Can someone with a modest job become rich without being corrupt?
What you earn is irrelevant as long as you manage your money well over a long period of time. If you have a goal, it will drive you to look for other sources of income. Just be consistent and manage your money wisely. Start saving early, no matter how little, even as early as 19 years. Don’t wait until you are 40 to start putting something away for the future. Saving as little as Sh2,000 per month for 20 years can make you a multi-millionaire if you are earning compounded interest at the rate of 10 per cent per year.
But how does one grow their money when they have so little of it?
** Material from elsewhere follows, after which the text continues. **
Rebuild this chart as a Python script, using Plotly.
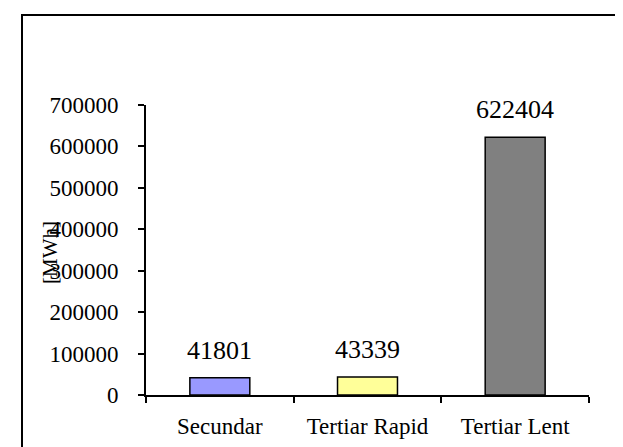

With as little as Sh1,000, one can invest in the stock market. There are so many avenues to make your money grow; such as Saccos, money market funds, treasury bills, forex and so on. One can also start rearing chicken and selling them for a small margin. I know of someone who started a tours and travel business with just Sh2,000 and the business has grown to become valued at millions of shillings. I have a friend who has never earned more than Sh45,000 as salary, and yet she is worth more than Sh100 million today because of investing in real estate. She started by buying some pieces of land in installments of what she could afford to set aside every month, and then selling them off and making some money out of it.
What would you say to a young, newly married couple who want to invest for the future?
It’s great to have such plans at that age. The most important starting point is to discuss what quality of life they want to live beyond buying houses and cars. The biggest mistake we make when we are younger is to look around and base our lives on the possessions or lifestyles of other people. That is why there are many people living a façade; unsustainable lives that are built on debt. Let your definition of a “good quality life” go beyond what you see in others in terms of material wealth. What do you want for the next one year? What kind of education do you want for your children? Don’t build your goals based on other people’s achievements.
Research has shown that fights over money lead to higher number of divorces than infidelity. What conversation should couple have about money before marriage?
Honestly, there is no conversation that will guarantee that you won’t fight over money! However, what is your spouse’s money personality? Are they spenders or hoarders by nature? Are there family members that your spouse is supporting? How many? These questions will help you determine if you are willing to live with the financial implications of what it means to marry that person.
How can stay-at-home mums invest?
There is a lady who called me recently after watching one of my YouTube videos and asked me what she can do with the little she has access to. So I asked her how much she can get in a month, and she said, “Well if I work really, really hard, I can get Sh6,000 in a month.” My response was, ‘that is a lot of money!’ So I told her to start by investing in a money market fund and to call me back once that money gets to Sh60,000. She called me back in less than three months! A stay at home mum has been able to invest by saving what she gets from her husband and devising ways of cutting on expenditure so that she can save more.
What are some of the common mistakes young people make when it comes to money?
Most young people think that all they need is just that “one big deal” to sort them out for the rest of their lives. They look for opportunities that will guarantee huge returns within a short period of time, you know, that deal that will bring in 30 per cent per month in returns: like, can I supply tomatoes to this big company, which big tender can I land? and so on. The challenge is there is no calculation done of the risk involved.
But isn’t businesses about taking risks?
Risk must be calculated! Let us say you’ve gotten a tender that needs you to supply a tonne of goods, and since you don’t have the money, you borrow from a shylock to ensure you make your delivery. The company you are supplying to however starts giving you the run around and all the calculations you had done in your head come crumbling down as the shylock comes demanding for his money. You end up in so much more trouble than you had anticipated. There is a risk element and a return element involved in every investment and one must weigh both in order to make a wise decision. Young people tend to ignore the risk element in opportunities and focus only on the prospective returns promised.
What is the greatest mistake you have made with your personal finances?
I once took out all the money I had saved, sold my old car (the only one I had) in order to raise Sh500,000 that a friend had requested I lend him to invest. The returns he promised were great (20 per cent per month), plus I would have my money before the end of one year. To date, he’s paid me back just Sh20,000 from that sum. It was a choice made out of greed and lived to tell the story. I learnt from that day that before I lend anyone money, I must do my calculations thoroughly. If it is for an investment venture, then I have to scrutinise it thoroughly before I agree.
What is your advice to that person who feels like they are too old for this or that it’s too late for them?
It’s never too late to start investing. Change begins with a decision. Decide that from today, you are going to start making choices that set you on a different path. Start investing whatever you have today.